Although the brain’s electrical current was different than normal
electricity, it was still a
current
, and he realized it was
a
network
. It proved to be an actual, unified network of
neuroelectrical currents whose oscillations and vibrations
stimulated the brain, tied all its functions together, and created
a
person
.

He explained to Jin how the network
functioned not unlike the lungs. The same way the lungs received
and oxygenated blood cells before they were returned to the heart
and body, the neuroelectrical network received and organized the
synaptic signals before they were returned to the brain and nerves.
Because a person’s entire existence traversed the current, it
would’ve seen everything about a person pass through it, so Ken
coined the neuroelectrical network “The Witness.”

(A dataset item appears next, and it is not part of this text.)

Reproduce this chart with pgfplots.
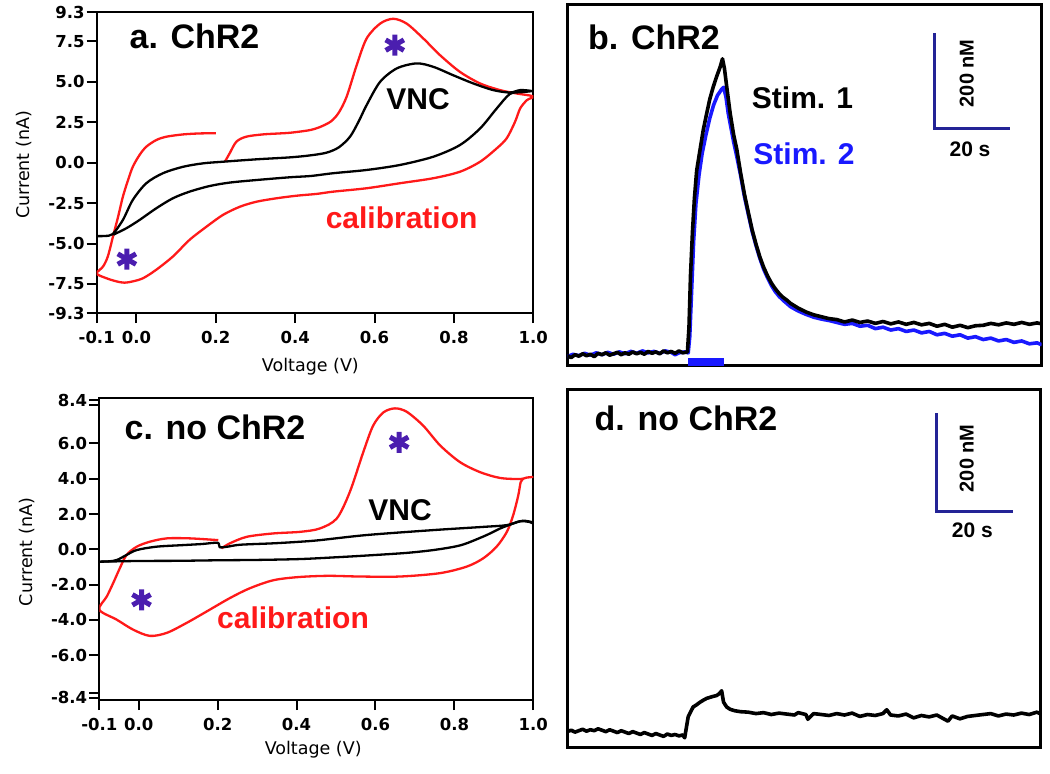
\documentclass[border=0pt]{standalone}
\usepackage{pgfplots}
\pgfplotsset{compat=1.18}
\usepackage{fontspec}
\setmainfont{Liberation Sans}
\newfontfamily\dejavu{DejaVu Sans}
\definecolor{cvred}{RGB}{255,25,25}
\definecolor{astcol}{RGB}{75,30,175}
\definecolor{barblue}{RGB}{35,35,150}
\definecolor{stimblue}{RGB}{25,25,255}
\begin{document}
\begin{tikzpicture}
\path[use as bounding box] (0pt,0pt) rectangle (1050pt,774pt);
\pgfplotsset{
 cvaxis/.style={scale only axis, clip=true, axis line style={line width=2.2pt},
  tick align=outside, tick pos=left, major tick length=10pt,
  tick style={line width=2pt, black},
  ticklabel style={font=\dejavu\bfseries\fontsize{16.5}{16.5}\selectfont},
  yticklabel style={inner sep=2pt},
  xticklabel style={inner sep=2pt, yshift=-6pt},
  xmin=-0.1, xmax=1.0,
  xtick={-0.1,0,0.2,0.4,0.6,0.8,1.0},
  xticklabels={-0.1,0.0,0.2,0.4,0.6,0.8,1.0}},
 traxis/.style={scale only axis, clip=true, axis line style={line width=3pt},
  xtick=\empty, ytick=\empty, xmin=0},
 cvline/.style={line width=2.3pt, smooth, tension=0.5, line join=round},
 trline/.style={line width=3.6pt, line join=round},
 ast/.style={only marks, mark=asterisk, mark size=10.5pt, color=astcol, mark options={line width=5pt}},
}
% ---------------- panel a ----------------
\begin{axis}[cvaxis, at={(96.7pt,460.9pt)}, anchor=south west,
  width=436.6pt, height=300.8pt, ymin=-9.3, ymax=9.3,
  ytick={-9.3,-7.5,-5,-2.5,0,2.5,5,7.5,9.3},
  yticklabels={-9.3,-7.5,-5.0,-2.5,0.0,2.5,5.0,7.5,9.3}]
\addplot[cvline, cvred] coordinates {(0.200,1.82) (0.160,1.81) (0.118,1.75) (0.076,1.61) (0.050,1.40) (0.025,0.99) (0.008,0.48) (-0.009,-0.25) (-0.021,-1.07) (-0.034,-2.10) (-0.046,-3.33) (-0.059,-4.57) (-0.072,-5.80) (-0.084,-6.42) (-0.100,-6.85) (-0.076,-7.14) (-0.050,-7.34) (-0.030,-7.42) (-0.009,-7.34) (0.017,-7.14) (0.050,-6.62) (0.092,-5.80) (0.134,-4.77) (0.177,-3.95) (0.218,-3.23) (0.261,-2.72) (0.303,-2.41) (0.353,-2.20) (0.404,-2.04) (0.454,-1.93) (0.496,-1.79) (0.580,-1.58) (0.664,-1.27) (0.748,-0.96) (0.815,-0.56) (0.866,0.06) (0.908,0.89) (0.933,1.51) (0.954,2.53) (0.967,3.36) (0.984,3.87) (1.000,4.10) (0.958,4.28) (0.916,4.49) (0.866,4.90) (0.815,5.62) (0.765,6.65) (0.723,7.68) (0.681,8.60) (0.647,8.90) (0.614,8.60) (0.580,7.68) (0.555,6.03) (0.530,4.10) (0.510,3.10) (0.490,2.55) (0.462,2.20) (0.440,2.03) (0.420,1.95) (0.387,1.85) (0.361,1.81) (0.319,1.75) (0.277,1.61) (0.252,1.30) (0.235,0.58) (0.223,0.06)};
\addplot[cvline, black] coordinates {(-0.100,-4.54) (-0.080,-4.53) (-0.060,-4.42) (-0.034,-3.54) (-0.009,-2.30) (0.025,-1.27) (0.067,-0.65) (0.118,-0.25) (0.168,-0.04) (0.218,0.06) (0.303,0.21) (0.387,0.33) (0.437,0.45) (0.479,0.62) (0.510,0.95) (0.538,1.60) (0.560,2.55) (0.580,3.56) (0.614,5.00) (0.656,5.83) (0.706,6.14) (0.748,5.93) (0.798,5.41) (0.849,4.90) (0.899,4.49) (0.941,4.34) (0.967,4.49) (0.996,4.43) (0.970,4.36) (0.941,4.25) (0.908,3.36) (0.866,2.12) (0.815,1.09) (0.748,0.37) (0.664,-0.14) (0.580,-0.45) (0.496,-0.65) (0.440,-0.82) (0.387,-0.90) (0.303,-1.07) (0.235,-1.23) (0.185,-1.44) (0.134,-1.79) (0.092,-2.20) (0.050,-2.82) (0.008,-3.54) (-0.025,-4.05) (-0.058,-4.45)};
\addplot[ast] coordinates {(0.651,7.27) (-0.024,-5.96)};
\end{axis}
% ---------------- panel c ----------------
\begin{axis}[cvaxis, at={(99.3pt,74pt)}, anchor=south west,
  width=434pt, height=301.7pt, ymin=-8.53, ymax=8.55,
  ytick={-8.40,-8.12,-6,-4,-2,0,2,4,6,8.17,8.45},
  yticklabels={-8.4,,-6.0,-4.0,-2.0,0.0,2.0,4.0,6.0,,8.4}]
\addplot[cvline, cvred] coordinates {(0.2015,0.52) (0.130,0.62) (0.071,0.62) (0.028,0.43) (-0.005,0.15) (-0.031,-0.32) (-0.048,-1.07) (-0.065,-1.92) (-0.081,-2.67) (-0.100,-3.42) (-0.056,-3.98) (-0.014,-4.55) (0.028,-4.90) (0.071,-4.73) (0.121,-4.17) (0.172,-3.52) (0.231,-2.76) (0.282,-2.20) (0.341,-1.75) (0.405,-1.57) (0.480,-1.50) (0.561,-1.54) (0.662,-1.54) (0.763,-1.35) (0.831,-0.98) (0.873,-0.51) (0.907,0.15) (0.933,0.99) (0.949,1.93) (0.962,3.06) (0.968,3.80) (0.975,4.00)};
\addplot[cvline, cvred] coordinates {(1.0,4.10) (0.983,4.06) (0.966,3.98) (0.916,4.04) (0.865,4.37) (0.814,4.94) (0.764,5.88) (0.721,7.00) (0.679,7.79) (0.649,7.98) (0.620,7.75) (0.594,7.00) (0.569,5.50) (0.535,3.25) (0.502,1.75) (0.459,1.18) (0.409,0.99) (0.341,0.90) (0.274,0.71) (0.231,0.34) (0.210,0.06)};
\addplot[cvline, black] coordinates {(-0.100,-0.70) (-0.075,-0.68) (-0.055,-0.60) (-0.031,-0.32) (-0.005,-0.04) (0.045,0.15) (0.113,0.24) (0.160,0.30) (0.200,0.37) (0.205,0.12) (0.225,0.15) (0.257,0.26) (0.341,0.34) (0.409,0.43) (0.459,0.52) (0.578,0.81) (0.747,1.09) (0.873,1.27) (0.933,1.37) (0.966,1.59) (0.99,1.55) (1.0,1.45)};
\addplot[cvline, black] coordinates {(-0.100,-0.70) (0.0,-0.66) (0.1,-0.65) (0.2,-0.62) (0.3,-0.60) (0.41,-0.55) (0.50,-0.45) (0.578,-0.35) (0.68,-0.20) (0.747,-0.04) (0.80,0.15) (0.831,0.34) (0.882,0.81) (0.916,1.18) (0.949,1.46) (0.975,1.62) (1.0,1.52)};
\addplot[ast] coordinates {(0.660,6.06) (0.007,-2.86)};
\end{axis}
% ---------------- panel b ----------------
\begin{axis}[traxis, at={(567.3pt,408pt)}, anchor=south west,
  width=474.4pt, height=361pt, xmax=123.2, ymin=-61.7, ymax=698.3]
\addplot[trline, stimblue] coordinates {(0,-42) (1.5,-37) (3,-40) (4.5,-35) (6,-39) (7.5,-34) (9,-38) (10.5,-33) (12,-37) (13.5,-32) (15,-36) (16.5,-31) (18,-35) (19.5,-30) (21,-34) (22.5,-31) (24,-35) (25.5,-30) (27,-33) (28,-38) (29,-34) (30.5,-32) (31.4,-34) (31.8,0) (32.3,100) (32.8,200) (33.4,280) (34.2,340) (35.0,385) (36.0,425) (37.0,460) (38.0,488) (39.0,508) (40.0,520) (40.6,525) (41.2,505) (41.8,470) (42.5,440) (43.2,410) (44.0,380) (45,340) (46,295) (47,258) (48,222) (49,192) (50,165) (51,142) (52,124) (53,108) (54,95) (55,85) (56,77) (57,70) (58,63) (60,54) (62,47) (64,41) (66,37) (68,34) (70,30) (72,26) (74,28) (76,22) (78,24) (80,17) (82,20) (84,14) (86,17) (88,11) (90,14) (92,8) (94,11) (96,4) (98,7) (100,1) (102,4) (104,-3) (106,0) (108,-6) (110,-3) (112,-9) (114,-6) (116,-12) (118,-9) (120,-15) (122,-13) (123.2,-17)};
\addplot[trline, black] coordinates {(0,-40) (1,-44) (2,-38) (3,-41) (4,-36) (5,-40) (6,-37) (7,-42) (8,-35) (9,-38) (10,-34) (11,-39) (12,-36) (13,-33) (14,-38) (15,-34) (16,-37) (17,-32) (18,-36) (19,-33) (20,-37) (21,-31) (22,-35) (23,-32) (24,-36) (25,-30) (26,-34) (27,-31) (28,-35) (29,-30) (30,-34) (31.2,-32) (31.6,20) (32.0,130) (32.5,220) (33.0,290) (33.6,350) (34.5,395) (35.3,435) (36.2,470) (37.0,500) (37.9,526) (38.8,548) (39.7,568) (40.3,585) (40.8,565) (41.5,520) (42.3,470) (43.2,425) (44.0,395) (45.0,345) (46.0,300) (47.0,262) (48.0,225) (49.0,195) (50.0,168) (51.0,146) (52.0,128) (53.0,113) (54.0,101) (55.0,91) (56.0,83) (57.0,77) (58.0,70) (60,60) (62,52) (64,46) (66,42) (68,38) (70,36) (72,31) (74,35) (76,30) (78,33) (80,28) (82,32) (84,27) (86,31) (88,26) (90,30) (92,25) (94,28) (96,22) (98,26) (100,20) (102,24) (104,19) (106,23) (108,24) (110,28) (112,25) (114,29) (116,26) (118,30) (120,26) (122,29) (123.2,27)};
\addplot[stimblue, line width=7.7pt] coordinates {(31.4,-53.3) (40.8,-53.3)};
\addplot[barblue, line width=2.5pt] coordinates {(95.3,638.7) (95.3,438.7) (115.0,438.7)};
\end{axis}
% ---------------- panel d ----------------
\begin{axis}[traxis, at={(567.3pt,26.5pt)}, anchor=south west,
  width=473.4pt, height=358.2pt, xmax=123.0, ymin=-47.4, ymax=706.7]
\addplot[trline, black] coordinates {(0,-14) (1,-11) (2,-15) (3,-12) (4,-9) (5,-13) (6,-10) (7,-12) (8,-8) (9,-11) (10,-14) (11,-10) (12,-13) (13,-16) (14,-12) (15,-15) (16,-18) (17,-14) (18,-17) (19,-20) (20,-16) (21,-19) (22,-22) (23,-18) (24,-21) (25,-24) (26,-19) (27,-22) (28,-20) (29,-23) (30,-21) (30.5,-27) (31.4,17) (32.2,30) (32.7,38) (33.5,42) (34.5,48) (35.3,52) (36.2,56) (37.0,58) (37.8,60) (38.8,62) (39.5,66) (40.1,72) (40.6,48) (41.4,38) (42.3,33) (43.5,30) (45,28) (47,27) (49,24) (51,26) (53,22) (55,25) (57,23) (59,21) (60,26) (62,22) (62.5,12) (64,24) (66,22) (68,20) (70,24) (72,21) (74,25) (76,18) (78,22) (80,20) (82,24) (83,32) (84,21) (86,19) (88,23) (90,15) (92,20) (94,17) (96,21) (98.9,8) (100,19) (102,13) (104,18) (106,20) (108,22) (110,24) (112,19) (114,23) (116,21) (118,25) (120,22) (122,27) (123,23)};
\addplot[barblue, line width=2.5pt] coordinates {(95.9,656) (95.9,449) (115.7,449)};
\end{axis}
% ---------------- text ----------------
\begin{scope}[every node/.style={inner sep=0pt}]
\node[anchor=base, font=\bfseries\fontsize{34}{34}\selectfont] at (194.5pt,725.5pt) {a. ChR2};
\node[anchor=base, font=\bfseries\fontsize{34}{34}\selectfont] at (654pt,724.7pt) {b. ChR2};
\node[anchor=base, font=\bfseries\fontsize{34}{34}\selectfont] at (215pt,334pt) {c. no ChR2};
\node[anchor=base, font=\bfseries\fontsize{34}{34}\selectfont] at (686pt,343.3pt) {d. no ChR2};
\node[anchor=base, font=\bfseries\fontsize{30}{30}\selectfont] at (418pt,664pt) {VNC};
\node[anchor=base, font=\bfseries\fontsize{30}{30}\selectfont] at (400pt,253pt) {VNC};
\node[anchor=base, font=\bfseries\fontsize{30}{30}\selectfont, text=cvred] at (401.6pt,545.7pt) {calibration};
\node[anchor=base, font=\bfseries\fontsize{30}{30}\selectfont, text=cvred] at (293pt,145.7pt) {calibration};
\node[anchor=base, font=\bfseries\fontsize{30}{30}\selectfont] at (802.5pt,665.7pt) {Stim. 1};
\node[anchor=base, font=\bfseries\fontsize{30}{30}\selectfont, text=stimblue] at (804pt,609pt) {Stim. 2};
\node[rotate=90, font=\bfseries\fontsize{20}{20}\selectfont] at (966.7pt,700.7pt) {200 nM};
\node[font=\bfseries\fontsize{21}{21}\selectfont] at (970pt,624.7pt) {20 s};
\node[rotate=90, font=\bfseries\fontsize{20}{20}\selectfont] at (966.7pt,315.7pt) {200 nM};
\node[font=\bfseries\fontsize{21}{21}\selectfont] at (972.3pt,244pt) {20 s};
\node[font=\dejavu\fontsize{17.5}{17.5}\selectfont] at (310.4pt,407pt) {Voltage (V)};
\node[font=\dejavu\fontsize{17.5}{17.5}\selectfont] at (313.2pt,24pt) {Voltage (V)};
\node[rotate=90, font=\dejavu\fontsize{17.5}{17.5}\selectfont] at (24pt,609pt) {Current (nA)};
\node[rotate=90, font=\dejavu\fontsize{17.5}{17.5}\selectfont] at (27pt,222pt) {Current (nA)};
\end{scope}
\end{tikzpicture}
\end{document}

However, it simply wasn’t enough for Ken and
Jin to discover an entire unified neuroelectrical network. They
couldn’t merely point it out; they had to do something with it or
to it. Everyone was already aware that the brain’s functioning was
a complicated byproduct of electrochemicals, electrical impulses of
neurons through synapses. It wasn’t breaking news to anyone. It
wasn’t a major discovery or a game changer. Nobody would care about
The Witness if it didn’t do anything or if nothing could be done
with it.

 

Ken and Jin had to learn more about The
Witness. So, they did. Well, Jin did.

Jin decided they should focus on interpreting
the vibrations of The Witness, since maybe they would elucidate the
brain’s methodology. Maybe dissecting the vibrations of The Witness
would compel the brain to confess how communication within it
actually occurred—how the brain actually made a person
a
person
. Maybe the neuroelectrical vibrations of The Witness
would lead them to what every conscious, insightful person
wondered: What makes us tick? What makes us
us
?

“Like that dude on Oprah always says,” Ken
quipped. “You want to find the seat of the soul.”

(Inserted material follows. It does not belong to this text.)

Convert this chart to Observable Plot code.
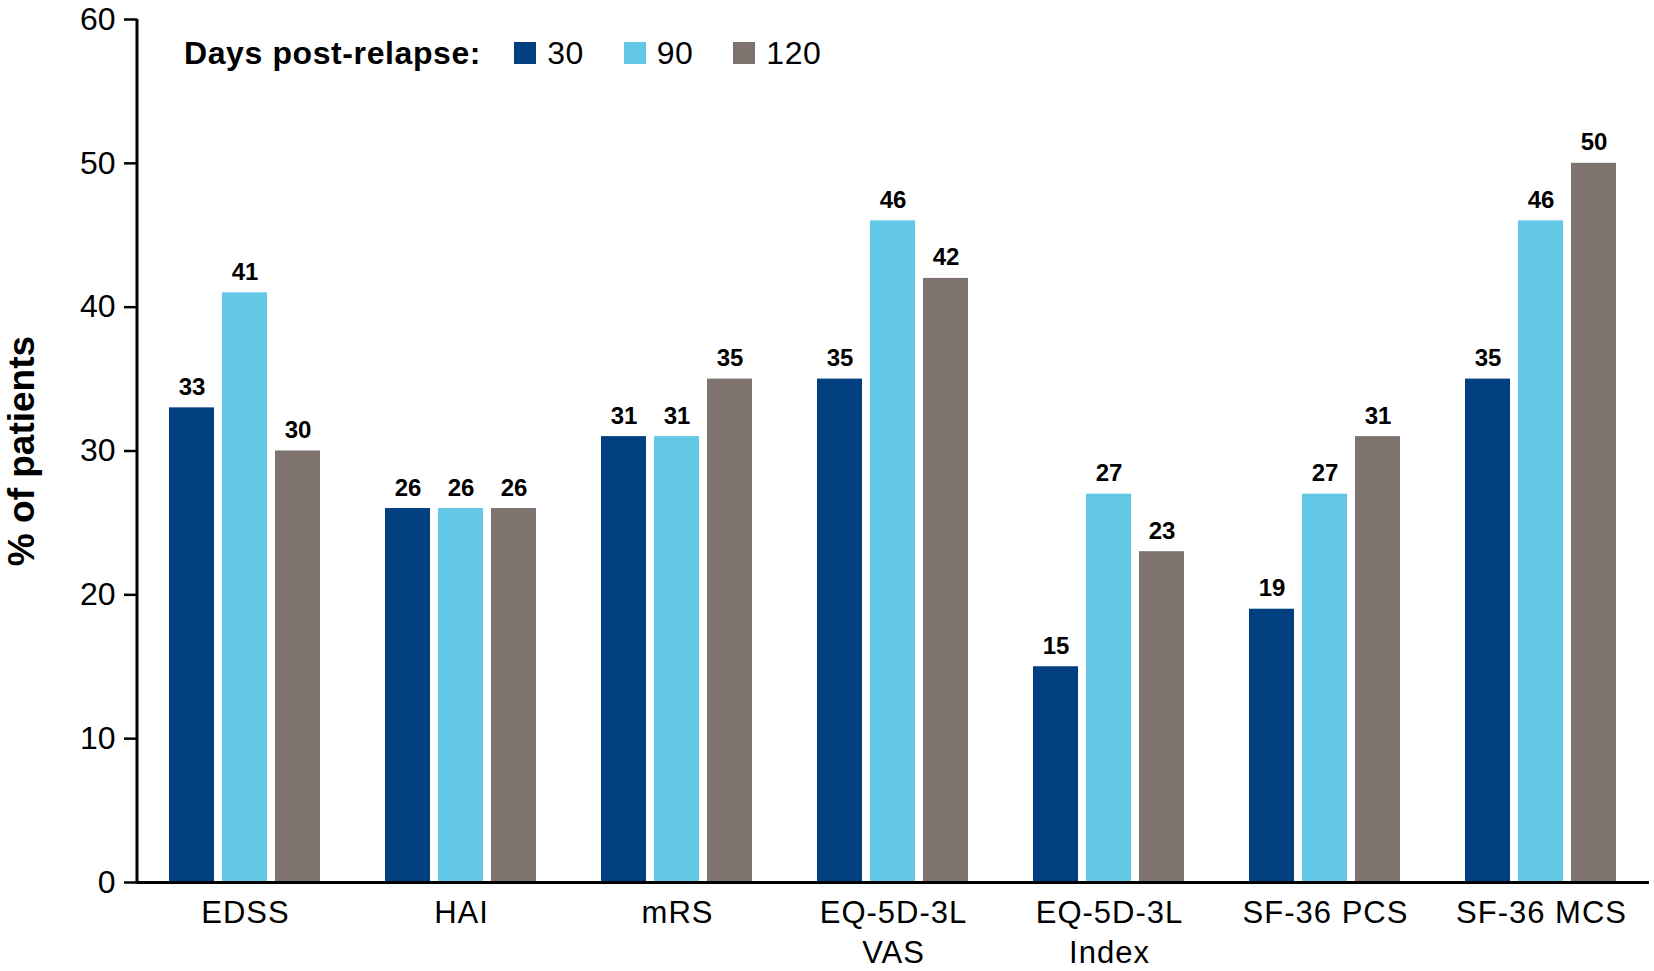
<!DOCTYPE html>
<html>
<head>
<meta charset="utf-8">
<script src="https://cdn.jsdelivr.net/npm/d3@7"></script>
<script src="https://cdn.jsdelivr.net/npm/@observablehq/plot@0.6"></script>
<style>
  body { margin: 0; background: #fff; font-family: "Liberation Sans", Arial, sans-serif; }
  #wrap { position: relative; width: 1654px; height: 971px; }
  #legend { position: absolute; left: 184px; top: 37px; display: flex; align-items: center; height: 32px; }
  #legend .title { font-weight: bold; font-size: 32px; letter-spacing: 0.6px; margin-right: 33px; }
  #legend .sw { width: 22px; height: 22px; margin-right: 11px; }
  #legend .lab { font-size: 32px; margin-right: 40px; letter-spacing: 0.5px; }
  svg [aria-label="y-axis label"] text, svg [aria-label="y-axis label"] { font-weight: bold; font-size: 37px; }
  svg [aria-label="fx-axis tick label"] text { letter-spacing: 1px; }
</style>
</head>
<body>
<div id="wrap">
  <div id="chart"></div>
  <div id="legend"></div>
</div>
<script>
const categories = ["EDSS", "HAI", "mRS", "EQ-5D-3L VAS", "EQ-5D-3L Index", "SF-36 PCS", "SF-36 MCS"];
const categoryLabels = ["EDSS", "HAI", "mRS", "EQ-5D-3L\nVAS", "EQ-5D-3L\nIndex", "SF-36 PCS", "SF-36 MCS"];
const days = ["30", "90", "120"];
const day30 = [33, 26, 31, 35, 15, 19, 35];
const day90 = [41, 26, 31, 46, 27, 27, 46];
const day120 = [30, 26, 35, 42, 23, 31, 50];
const colors = ["#023f80", "#62c8e5", "#7e736e"];
const yTicks = [0, 10, 20, 30, 40, 50, 60];
const legendTitle = "Days post-relapse:";
const yLabel = "% of patients";

const series = [day30, day90, day120];
const rows = [];
categories.forEach((c, i) => {
  days.forEach((d, j) => rows.push({category: c, day: d, value: series[j][i]}));
});

const plot = Plot.plot({
  width: 1654,
  height: 971,
  marginLeft: 137,
  marginRight: 5,
  marginTop: 19,
  marginBottom: 89,
  style: {fontFamily: "'Liberation Sans', Arial, sans-serif", fontSize: "32px", color: "#000", background: "transparent", overflow: "visible"},
  fx: {domain: categories, padding: 0, label: null},
  x: {domain: days, paddingInner: 0.15, paddingOuter: 0.61, axis: null},
  y: {domain: [0, 60], ticks: yTicks},
  color: {domain: days, range: colors},
  marks: [
    Plot.barY(rows, {fx: "category", x: "day", y: "value", fill: "day"}),
    Plot.text(rows, {fx: "category", x: "day", y: "value", text: d => String(d.value), dy: -13, lineAnchor: "bottom", fontWeight: "bold", fontSize: 24, fill: "#000"}),
    Plot.ruleY([0], {stroke: "#000", strokeWidth: 3}),
    Plot.axisY({ticks: yTicks, tickSize: 13, tickPadding: 9, strokeWidth: 2.5, label: yLabel, labelAnchor: "center", labelArrow: "none", labelOffset: 130, fontSize: 32}),
    Plot.axisFx({anchor: "bottom", tickSize: 0, tickPadding: 13, lineHeight: 1.27, fontSize: 31, label: null, tickFormat: d => categoryLabels[categories.indexOf(d)]})
  ]
});

const fxs = plot.scale("fx");
const ys = plot.scale("y");
d3.select(plot).append("line")
  .attr("x1", fxs.range[0]).attr("x2", fxs.range[0])
  .attr("y1", ys.range[0] + 1.5).attr("y2", ys.range[1])
  .attr("stroke", "#000").attr("stroke-width", 3);

document.getElementById("chart").appendChild(plot);

const legend = d3.select("#legend");
legend.append("span").attr("class", "title").text(legendTitle);
days.forEach((d, i) => {
  legend.append("span").attr("class", "sw").style("background", colors[i]);
  legend.append("span").attr("class", "lab").text(d);
});
</script>
</body>
</html>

Jin didn’t get the joke. Jin seemed perturbed
Ken knew what anyone on Oprah ever said in the entire history of
Oprah. Why would Ken watch Oprah? Well, that was what it looked
like Jin was thinking. That was how it looked to Ken.

 

Jin firmly decided the pair could find what
they were looking for if they examined the current of The Witness
closely enough. Jin firmly decided that if they could decode The
Witness, they could translate the very language of the brain.

They didn’t do either of those things.

However, Jin did discover something.

Looking back, Ken realized that Jin, besides
that
something
, also discovered how to get a bullet put
through his brain.

God Jin, what did they do to you?

 

Long before the bullet, Jin discovered how,
as The Witness vibrated to stimulate the brain into producing
information, the neuroelectrical vibrations of The Witness rippled
outward. As the current spread outward, it continued to vibrate,
even if very faintly. The rippling and vibrating continued until
the person entered a sleep cycle, at which time all neuroelectrical
vibrations of The Witness would slow down into delta brainwaves,
until the ripples and vibrations eventually diffused into
nonexistence. For Jin, the discovery was a complete game changer.
Jin firmly believed it meant that, since traces of those vibrations
remained, their stimulation of the brain could be repeated.